246  

— Вторая неудача? — переспросил Линли.

— Второй неполноценный ребенок, представляете? У него был еще один, от первого брака, с таким же диагнозом, кажется. А тут родился и второй… Всем было крайне тяжело, но Юджиния не хотела понять, что это нормально — поначалу чувствовать отчаяние, проклинать Бога, то есть делать все, что помогает нам пережить трудности. Вместо этого она получила весточку от своего отца, с которым долго не общалась. «Это Господь говорит с нами. В Его послании нет загадки. Чтобы разобрать Его почерк, всмотрись в свою душу и в свое сознание, Юджиния». Вот что он написал ей, представляете? Вот каким было его благословение и утешение в связи с рождением несчастной малышки. Как будто дитя было наказанием свыше. И что самое ужасное, ей даже не с кем было поговорить о своих чувствах! Да, она общалась с одной монахиней, но та говорила о Божьей воле, о том, что все было предопределено и что Юджиния должна понять это и принять, не гневаться, а горевать об этом, изведать всю меру своего отчаяния, а потом просто вернуться к обычной жизни. А когда Сони не стало, притом таким страшным образом… Мне почему-то кажется, что у Юджинии были мгновения, когда она могла подумать что-нибудь вроде: «Лучше ей умереть, чем так жить, среди врачей, от операции к операции; то легкие отказывают, то сердце едва бьется, то желудок не работает, то уши не слышат, и даже покакать толком не может… Уж лучше ей умереть». И вдруг Соня действительно умерла. Как будто кто-то услышал желание Юджинии и исполнил его, хотя это было не настоящее желание, а всего лишь выражение сиюминутного отчаяния. Так что она могла чувствовать, кроме вины? И что ей оставалось делать во искупление этой вины, как не отказывать себе во всем, что стало бы для нее утешением и облегчением?

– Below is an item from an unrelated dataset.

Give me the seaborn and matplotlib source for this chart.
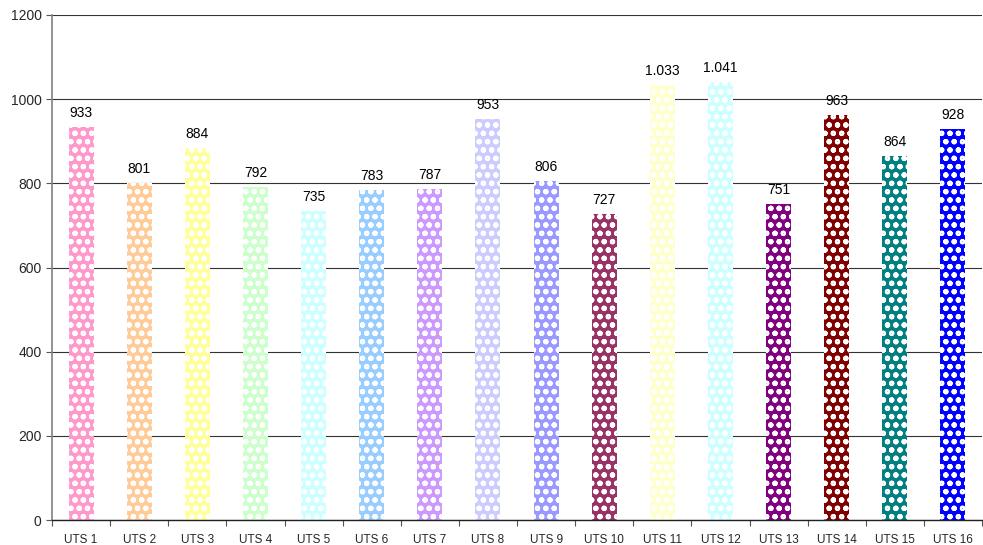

— Пока на сцене не появился майор Уайли, — вставил Линли.

— Да, пока не появился Уайли, — эхом откликнулся Робсон. — Он олицетворял для нее новое начало. То есть это она так думала и так говорила мне.

— Но вы не согласились с этим.

— Я считал, что он бы стал просто иной формой добровольного заключения. Еще худшей, чем раньше, потому что это происходило бы под видом чего-то нового.

— И вы поспорили из-за этого.

— А потом я хотел извиниться, — поспешно добавил Робсон. — Я отчаянно хотел извиниться — вы понимаете? — ведь между нами были долгие годы дружбы, между нами двумя, Юджинией и мною, и я не мог просто выбросить их в канаву из-за какого-то Уайли. Я хотел, чтобы она это знала. Вот и все. Как бы это ни выглядело в глазах других.

Линли сопоставил рассказ скрипача с тем, что услышал от Гидеона и Ричарда Дэвиса.

— Она прервала всякое общение со своей семьей двадцать лет назад, но с вами тем не менее встречалась? Вы прежде были любовниками, мистер Робсон?

Лицо Робсона вспыхнуло; пятнистый румянец только сильнее подчеркнул плохое состояние его кожи.

— Мы виделись дважды в месяц, — ответил он.

— Где?

— В Лондоне. В пригородах. Там, где она скажет. Ей хотелось знать новости о Гидеоне, и я обеспечивал ее ими. Наши отношения этим и ограничивались.

Пабы и гостиницы в ее дневнике, думал Линли. Дважды в месяц. Но что-то здесь не сходится. Ее встречи с Робсоном не вписывались в схему жизненного пути Юджинии Дэвис, нарисованную самим Робсоном. Если она всячески наказывала себя за грех человеческого отчаяния, за невысказанное желание — столь ужасным образом исполненное — быть избавленной от тяжких забот о болезненной дочери, то почему она позволяла себе узнавать новости о жизни сына, новости, которые могли служить ей утешением, могли поддерживать хотя бы одностороннюю связь с семьей? Разве не отказала бы она себе в этом в первую очередь?

В этой мозаике не хватает важного фрагмента, заключил Линли. Инстинкты детектива подсказывали ему, что Рафаэль Робсон отлично знает, каков этот недостающий фрагмент.

— Из вашего рассказа, мистер Робсон, я могу понять большую часть ее поступков, но не все. Почему она отказалась обжаться с семьей, но продолжала общаться с вами?

— Как я уже говорил, таким образом она наказывала себя.

— За то, о чем однажды подумала, но чего не делала?

Казалось бы, ответ на этот простой вопрос не должен был вызвать затруднений у Рафаэля Робсона. «Да» или «нет». Он знал погибшую женщину десятки лет. Он постоянно виделся и разговаривал с ней. Но Робсон ответил не сразу. Он взял со стойки с инструментом рубанок и углубился в его изучение, ощупывая каждую деталь тонкими и сильными пальцами музыканта.